:: Exercise input ::

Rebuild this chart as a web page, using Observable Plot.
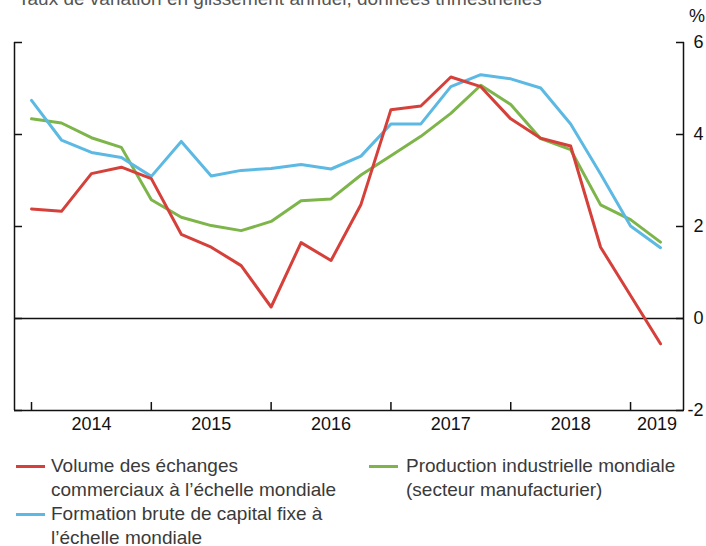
<!DOCTYPE html>
<html><head><meta charset="utf-8">
<script src="https://cdn.jsdelivr.net/npm/d3@7"></script>
<script src="https://cdn.jsdelivr.net/npm/@observablehq/plot@0.6"></script>
<style>
body{margin:0;background:#fff;}
#wrap{position:relative;width:706px;height:546px;overflow:hidden;font-family:"Liberation Sans",Arial,sans-serif;background:#fff;}
#chart{position:absolute;left:0;top:0;}
#title{position:absolute;left:18px;top:-12px;font-size:19px;color:#555;white-space:nowrap;}
#pct{position:absolute;left:689px;top:6px;font-size:18px;color:#111;}
.item{position:absolute;font-size:19px;line-height:24px;color:#3a3a3a;white-space:nowrap;}
.sw{position:absolute;width:29px;height:3px;}
</style></head><body>
<div id="wrap">
 <div id="chart"></div>
 <div id="title">Taux de variation en glissement annuel, données trimestrielles</div>
 <div id="pct">%</div>
 <div id="legend"></div>
</div>
<script>
const quarters = ["2014T1","2014T2","2014T3","2014T4","2015T1","2015T2","2015T3","2015T4",
  "2016T1","2016T2","2016T3","2016T4","2017T1","2017T2","2017T3","2017T4",
  "2018T1","2018T2","2018T3","2018T4","2019T1","2019T2"];
const volumeEchanges = [2.38, 2.33, 3.15, 3.29, 3.04, 1.83, 1.55, 1.15, 0.25, 1.65, 1.26, 2.48,
  4.54, 4.62, 5.25, 5.04, 4.34, 3.92, 3.75, 1.55, 0.50, -0.55];
const formationCapital = [4.74, 3.88, 3.61, 3.50, 3.09, 3.85, 3.10, 3.22, 3.26, 3.35, 3.25, 3.53,
  4.23, 4.23, 5.04, 5.30, 5.21, 5.01, 4.23, 3.14, 2.01, 1.54];
const productionIndustrielle = [4.34, 4.25, 3.93, 3.72, 2.58, 2.20, 2.02, 1.91, 2.11, 2.56, 2.60, 3.12,
  3.54, 3.96, 4.46, 5.07, 4.65, 3.91, 3.67, 2.47, 2.15, 1.66];
const seriesNames = ["Volume des échanges\ncommerciaux à l’échelle mondiale",
  "Formation brute de capital fixe à\nl’échelle mondiale",
  "Production industrielle mondiale\n(secteur manufacturier)"];
const seriesColors = ["#d6403a", "#5cb9e3", "#7db54a"];
const yTicks = [-2, 0, 2, 4, 6];
const yearTicks = [2014, 2015, 2016, 2017, 2018, 2019];
const yearLabels = ["2014", "2015", "2016", "2017", "2018", "2019"];

const xMin = 2013.858, xMax = 2019.442;
const qx = q => +q.slice(0, 4) + (+q.slice(5) - 1) / 4;

const rows = [];
[volumeEchanges, formationCapital, productionIndustrielle].forEach((vals, i) => {
  vals.forEach((v, j) => rows.push({s: i, x: qx(quarters[j]), y: v}));
});
const labelRows = yearTicks.map((y, i) => ({x: (y + Math.min(y + 1, xMax)) / 2, t: yearLabels[i]}));
const order = [2, 1, 0];

const chart = Plot.plot({
  width: 706, height: 445,
  marginLeft: 14, marginRight: 23, marginTop: 42, marginBottom: 35,
  style: {fontFamily: "Liberation Sans, Arial, sans-serif", fontSize: "18px", background: "transparent", color: "#111"},
  x: {domain: [xMin, xMax], axis: null, label: null},
  y: {domain: [-2, 6], axis: null, label: null},
  marks: [
    Plot.ruleY([0], {stroke: "#111", strokeWidth: 1.5}),
    ...order.map(i => Plot.line(rows.filter(r => r.s === i), {x: "x", y: "y", stroke: seriesColors[i], strokeWidth: 3})),
    Plot.ruleY([-2], {stroke: "#111", strokeWidth: 1.5}),
    Plot.ruleX([xMin, xMax], {stroke: "#111", strokeWidth: 1.5}),
    Plot.axisY({anchor: "left", ticks: yTicks, tickSize: -8, tickFormat: () => "", label: null, stroke: "#111", strokeWidth: 1.5}),
    Plot.axisY({anchor: "right", ticks: yTicks, tickSize: -8, tickFormat: () => "", label: null, stroke: "#111", strokeWidth: 1.5}),
    Plot.axisX({anchor: "bottom", ticks: yearTicks, tickSize: -8, tickFormat: () => "", label: null, stroke: "#111", strokeWidth: 1.5}),
    Plot.text(yTicks, {y: d => d, text: d => String(d), frameAnchor: "right", dx: 20, textAnchor: "end", fill: "#111"}),
    Plot.text(labelRows, {x: "x", text: "t", frameAnchor: "bottom", dy: 19, fill: "#111"})
  ]
});
document.getElementById("chart").appendChild(chart);

const legend = document.getElementById("legend");
const pos = [{x: 16, tx: 51, y: 454}, {x: 16, tx: 51, y: 502}, {x: 369, tx: 406, y: 454}];
seriesNames.forEach((name, i) => {
  const p = pos[i];
  const sw = document.createElement("div");
  sw.className = "sw";
  sw.style.left = p.x + "px"; sw.style.top = (p.y + 11) + "px"; sw.style.background = seriesColors[i];
  legend.appendChild(sw);
  const t = document.createElement("div");
  t.className = "item";
  t.style.left = p.tx + "px"; t.style.top = p.y + "px";
  t.innerHTML = name.split("\n").join("<br>");
  legend.appendChild(t);
});
</script>
</body></html>
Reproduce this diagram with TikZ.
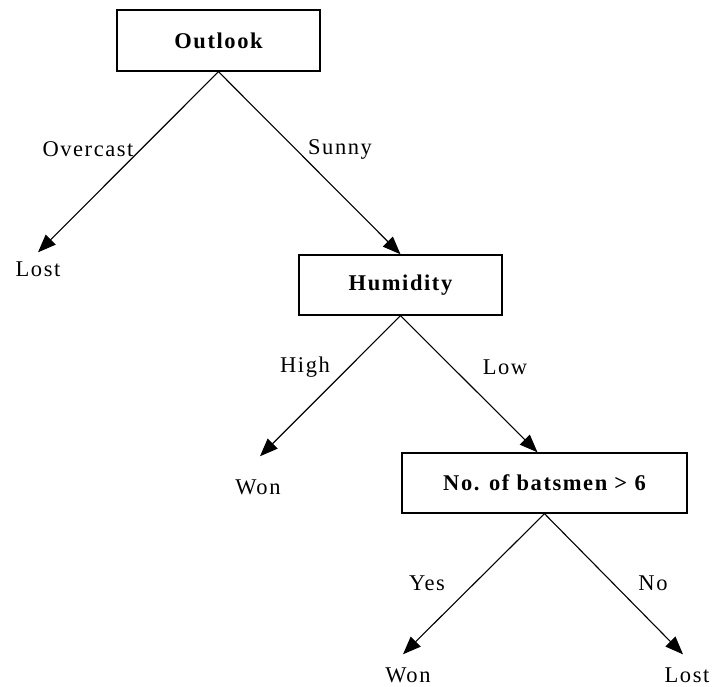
\documentclass[tikz,border=0pt]{standalone}
\usepackage{fontspec}
\setmainfont{Liberation Serif}[LetterSpace=7]
\usetikzlibrary{arrows.meta}
\tikzset{
  box/.style={draw, line width=1.4pt, inner sep=0pt, font=\fontsize{22.5}{26}\selectfont\bfseries},
  leaf/.style={inner sep=0pt, font=\fontsize{22.5}{26}\selectfont},
  lbl/.style={inner sep=0pt, font=\fontsize{22.5}{26}\selectfont},
  arr/.style={line width=1.1pt, -{Triangle[length=18pt,width=14pt]}}
}
\begin{document}
\begin{tikzpicture}[x=1pt,y=-1pt]
\useasboundingbox (0,0) rectangle (713,687);
\node[box, minimum width=203pt, minimum height=61pt] (outlook) at (218.5,40.5) {Outlook};
\node[box, minimum width=203pt, minimum height=60pt] (humidity) at (400.5,285) {Humidity};
\node[box, minimum width=285pt, minimum height=60pt] (bats) at (544.5,483) {No. of batsmen > 6};
\node[leaf] (lost1) at (38,269) {Lost};
\node[leaf] (won1) at (258,487) {Won};
\node[leaf] (won2) at (408,675) {Won};
\node[leaf] (lost2) at (687,675) {Lost};
\node[lbl] (overcast) at (88,149) {Overcast};
\node[lbl] (sunny) at (340,149) {Sunny};
\node[lbl] (high) at (305,367) {High};
\node[lbl] (low) at (505,367) {Low};
\node[lbl] (yes) at (427,583) {Yes};
\node[lbl] (no) at (653,583) {No};
\draw[arr] (outlook.south) -- ([yshift=9pt]lost1.north);
\draw[arr] (outlook.south) -- (humidity.north);
\draw[arr] (humidity.south) -- ([yshift=23pt,xshift=2pt]won1.north);
\draw[arr] (humidity.south) -- ([xshift=-7pt]bats.north);
\draw[arr] (bats.south) -- ([yshift=13pt,xshift=-5pt]won2.north);
\draw[arr] (bats.south) -- ([yshift=13pt,xshift=-4pt]lost2.north);
\end{tikzpicture}
\end{document}
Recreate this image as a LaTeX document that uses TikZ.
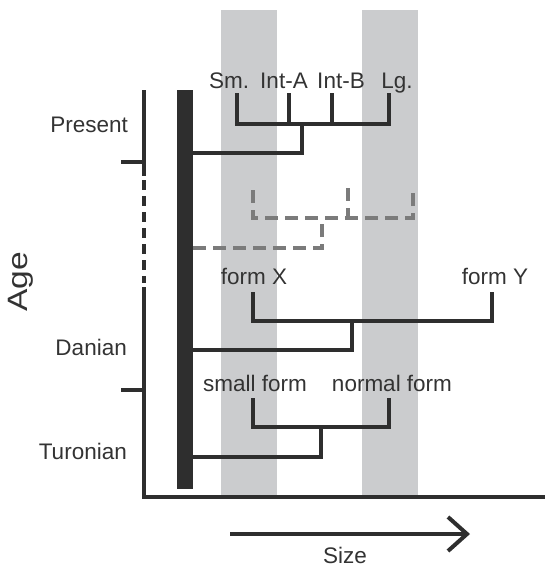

:::

Requirement
Copy every record above exactly, leaving out the pictures.

Complete answer
Rebuild this chart as a web page, using Observable Plot.
<!DOCTYPE html>
<html><head><meta charset="utf-8">
<script src="https://cdn.jsdelivr.net/npm/d3@7"></script>
<script src="https://cdn.jsdelivr.net/npm/@observablehq/plot@0.6"></script>
<style>
body{margin:0;background:#fff;}
#wrap{position:relative;width:706px;height:546px;overflow:hidden;font-family:"Liberation Sans",Arial,sans-serif;background:#fff;}
#chart{position:absolute;left:0;top:0;}
#title{position:absolute;left:18px;top:-12px;font-size:19px;color:#555;white-space:nowrap;}
#pct{position:absolute;left:689px;top:6px;font-size:18px;color:#111;}
.item{position:absolute;font-size:19px;line-height:24px;color:#3a3a3a;white-space:nowrap;}
.sw{position:absolute;width:29px;height:3px;}
</style></head><body>
<div id="wrap">
 <div id="chart"></div>
 <div id="title">Taux de variation en glissement annuel, données trimestrielles</div>
 <div id="pct">%</div>
 <div id="legend"></div>
</div>
<script>
const quarters = ["2014T1","2014T2","2014T3","2014T4","2015T1","2015T2","2015T3","2015T4",
  "2016T1","2016T2","2016T3","2016T4","2017T1","2017T2","2017T3","2017T4",
  "2018T1","2018T2","2018T3","2018T4","2019T1","2019T2"];
const volumeEchanges = [2.38, 2.33, 3.15, 3.29, 3.04, 1.83, 1.55, 1.15, 0.25, 1.65, 1.26, 2.48,
  4.54, 4.62, 5.25, 5.04, 4.34, 3.92, 3.75, 1.55, 0.50, -0.55];
const formationCapital = [4.74, 3.88, 3.61, 3.50, 3.09, 3.85, 3.10, 3.22, 3.26, 3.35, 3.25, 3.53,
  4.23, 4.23, 5.04, 5.30, 5.21, 5.01, 4.23, 3.14, 2.01, 1.54];
const productionIndustrielle = [4.34, 4.25, 3.93, 3.72, 2.58, 2.20, 2.02, 1.91, 2.11, 2.56, 2.60, 3.12,
  3.54, 3.96, 4.46, 5.07, 4.65, 3.91, 3.67, 2.47, 2.15, 1.66];
const seriesNames = ["Volume des échanges\ncommerciaux à l’échelle mondiale",
  "Formation brute de capital fixe à\nl’échelle mondiale",
  "Production industrielle mondiale\n(secteur manufacturier)"];
const seriesColors = ["#d6403a", "#5cb9e3", "#7db54a"];
const yTicks = [-2, 0, 2, 4, 6];
const yearTicks = [2014, 2015, 2016, 2017, 2018, 2019];
const yearLabels = ["2014", "2015", "2016", "2017", "2018", "2019"];

const xMin = 2013.858, xMax = 2019.442;
const qx = q => +q.slice(0, 4) + (+q.slice(5) - 1) / 4;

const rows = [];
[volumeEchanges, formationCapital, productionIndustrielle].forEach((vals, i) => {
  vals.forEach((v, j) => rows.push({s: i, x: qx(quarters[j]), y: v}));
});
const labelRows = yearTicks.map((y, i) => ({x: (y + Math.min(y + 1, xMax)) / 2, t: yearLabels[i]}));
const order = [2, 1, 0];

const chart = Plot.plot({
  width: 706, height: 445,
  marginLeft: 14, marginRight: 23, marginTop: 42, marginBottom: 35,
  style: {fontFamily: "Liberation Sans, Arial, sans-serif", fontSize: "18px", background: "transparent", color: "#111"},
  x: {domain: [xMin, xMax], axis: null, label: null},
  y: {domain: [-2, 6], axis: null, label: null},
  marks: [
    Plot.ruleY([0], {stroke: "#111", strokeWidth: 1.5}),
    ...order.map(i => Plot.line(rows.filter(r => r.s === i), {x: "x", y: "y", stroke: seriesColors[i], strokeWidth: 3})),
    Plot.ruleY([-2], {stroke: "#111", strokeWidth: 1.5}),
    Plot.ruleX([xMin, xMax], {stroke: "#111", strokeWidth: 1.5}),
    Plot.axisY({anchor: "left", ticks: yTicks, tickSize: -8, tickFormat: () => "", label: null, stroke: "#111", strokeWidth: 1.5}),
    Plot.axisY({anchor: "right", ticks: yTicks, tickSize: -8, tickFormat: () => "", label: null, stroke: "#111", strokeWidth: 1.5}),
    Plot.axisX({anchor: "bottom", ticks: yearTicks, tickSize: -8, tickFormat: () => "", label: null, stroke: "#111", strokeWidth: 1.5}),
    Plot.text(yTicks, {y: d => d, text: d => String(d), frameAnchor: "right", dx: 20, textAnchor: "end", fill: "#111"}),
    Plot.text(labelRows, {x: "x", text: "t", frameAnchor: "bottom", dy: 19, fill: "#111"})
  ]
});
document.getElementById("chart").appendChild(chart);

const legend = document.getElementById("legend");
const pos = [{x: 16, tx: 51, y: 454}, {x: 16, tx: 51, y: 502}, {x: 369, tx: 406, y: 454}];
seriesNames.forEach((name, i) => {
  const p = pos[i];
  const sw = document.createElement("div");
  sw.className = "sw";
  sw.style.left = p.x + "px"; sw.style.top = (p.y + 11) + "px"; sw.style.background = seriesColors[i];
  legend.appendChild(sw);
  const t = document.createElement("div");
  t.className = "item";
  t.style.left = p.tx + "px"; t.style.top = p.y + "px";
  t.innerHTML = name.split("\n").join("<br>");
  legend.appendChild(t);
});
</script>
</body></html>
Reproduce this diagram with TikZ.
\documentclass[tikz,border=0pt]{standalone}
\usepackage{fontspec}
\setmainfont{Liberation Serif}[LetterSpace=7]
\usetikzlibrary{arrows.meta}
\tikzset{
  box/.style={draw, line width=1.4pt, inner sep=0pt, font=\fontsize{22.5}{26}\selectfont\bfseries},
  leaf/.style={inner sep=0pt, font=\fontsize{22.5}{26}\selectfont},
  lbl/.style={inner sep=0pt, font=\fontsize{22.5}{26}\selectfont},
  arr/.style={line width=1.1pt, -{Triangle[length=18pt,width=14pt]}}
}
\begin{document}
\begin{tikzpicture}[x=1pt,y=-1pt]
\useasboundingbox (0,0) rectangle (713,687);
\node[box, minimum width=203pt, minimum height=61pt] (outlook) at (218.5,40.5) {Outlook};
\node[box, minimum width=203pt, minimum height=60pt] (humidity) at (400.5,285) {Humidity};
\node[box, minimum width=285pt, minimum height=60pt] (bats) at (544.5,483) {No. of batsmen > 6};
\node[leaf] (lost1) at (38,269) {Lost};
\node[leaf] (won1) at (258,487) {Won};
\node[leaf] (won2) at (408,675) {Won};
\node[leaf] (lost2) at (687,675) {Lost};
\node[lbl] (overcast) at (88,149) {Overcast};
\node[lbl] (sunny) at (340,149) {Sunny};
\node[lbl] (high) at (305,367) {High};
\node[lbl] (low) at (505,367) {Low};
\node[lbl] (yes) at (427,583) {Yes};
\node[lbl] (no) at (653,583) {No};
\draw[arr] (outlook.south) -- ([yshift=9pt]lost1.north);
\draw[arr] (outlook.south) -- (humidity.north);
\draw[arr] (humidity.south) -- ([yshift=23pt,xshift=2pt]won1.north);
\draw[arr] (humidity.south) -- ([xshift=-7pt]bats.north);
\draw[arr] (bats.south) -- ([yshift=13pt,xshift=-5pt]won2.north);
\draw[arr] (bats.south) -- ([yshift=13pt,xshift=-4pt]lost2.north);
\end{tikzpicture}
\end{document}
Recreate this image as a LaTeX document that uses TikZ.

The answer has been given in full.